Canada looked to me a lot like the U.S., just a bit cleaner and quieter, with clearer skies and greener grass, and populated then only with white folks, all of whom walked slower, talked slower, and were more friendly and courteous than the Noo Yawkers among whom I grew up, but little likely to inspire anyone to imagine that foreign travel could be a fabulous joyride.
My next foreign foray came a year later, when I was picture-story editor of Argosy. A movie producer junketed me to Madrid, at whose outskirts he’d erected a cardboard-and-plaster full-size replica of ancient Rome to film Fall of the Roman Empire.

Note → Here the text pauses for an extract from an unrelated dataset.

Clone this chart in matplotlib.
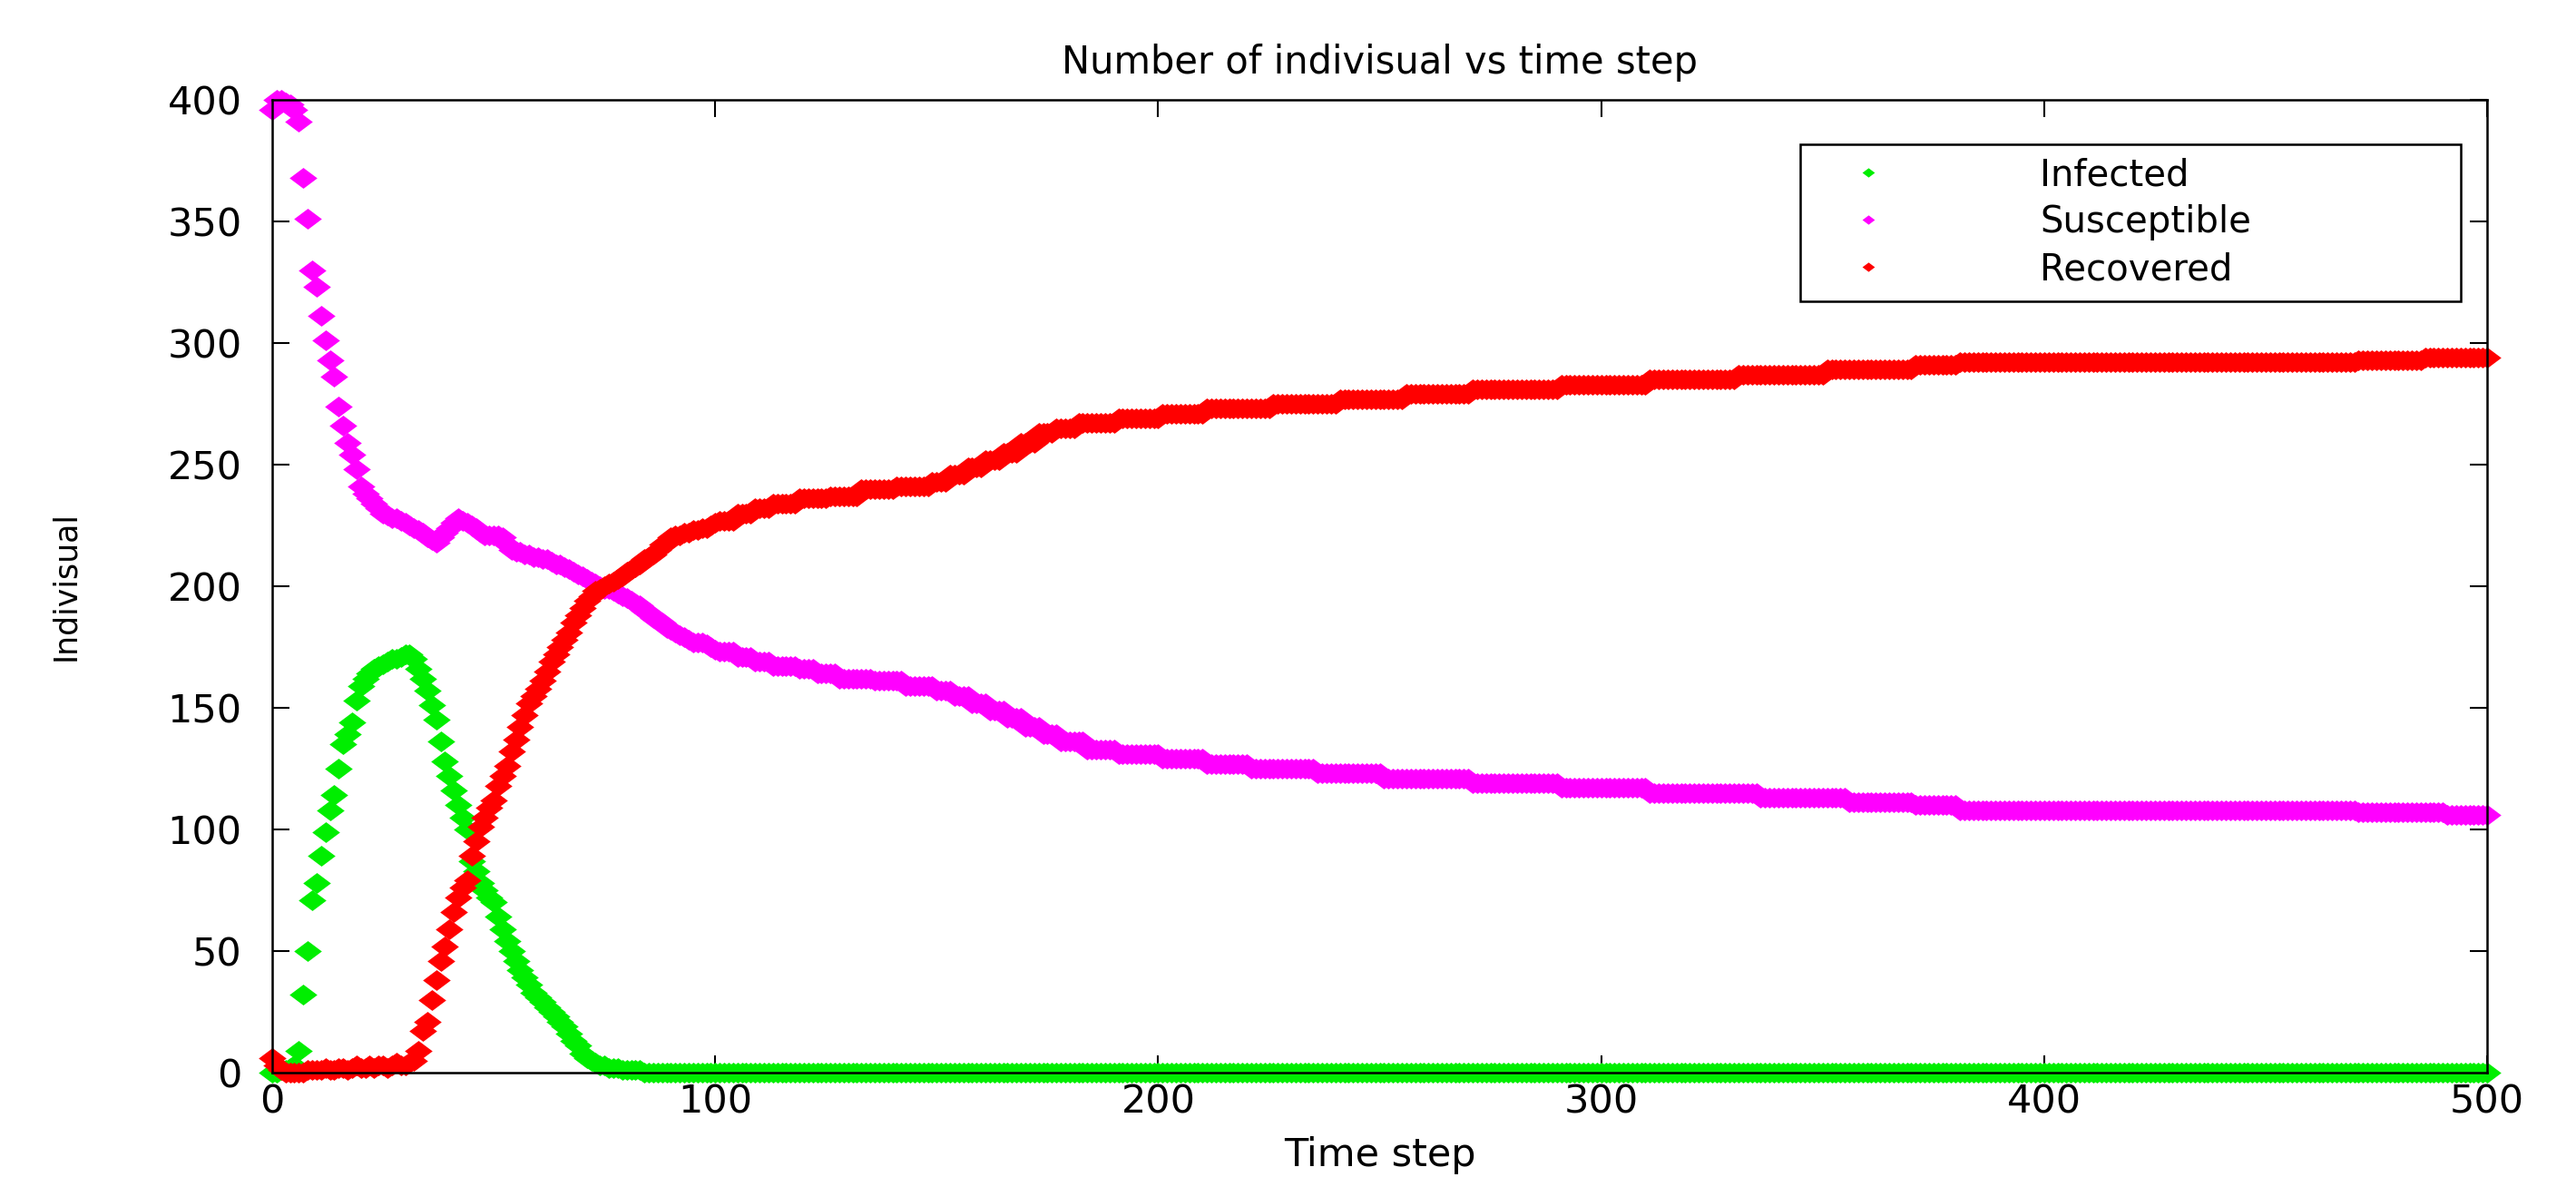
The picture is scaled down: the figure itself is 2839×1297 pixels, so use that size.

A week’s free trip to Madrid could whet anyone’s appetite for travel, but what made mine insatiable was a full-day stopover in Paris on my flight home, my first of a dozen visits since. I dumped my bag at an inexpensive pension in the Boulevard de la Tour-Maubourg but never made it to back to bed. For the next 22 hours I devoured the City of Light on foot—the Louvre, Eiffel Tower, Les Invalides, the Tuileries, Place de la Concorde, Panthéon, Luxembourg Gardens, the Left Bank, the Right Bank, the American Express Bank (cash resupply), Montparnasse, the Sorbonne, Notre-Dame, evening with the artists in Montmartre, night with the ladies of the Folies Bergère in Pigalle, and a glorious morning watching the sun rise over the twinkling city from atop the hill in the basilica of Sacré-Cœur.
Ottawa had been my first, shy, fumbling kiss; Madrid was heavy petting; Paris was going all the way, true love. I was hooked on travel and eager for some serious sightseeing.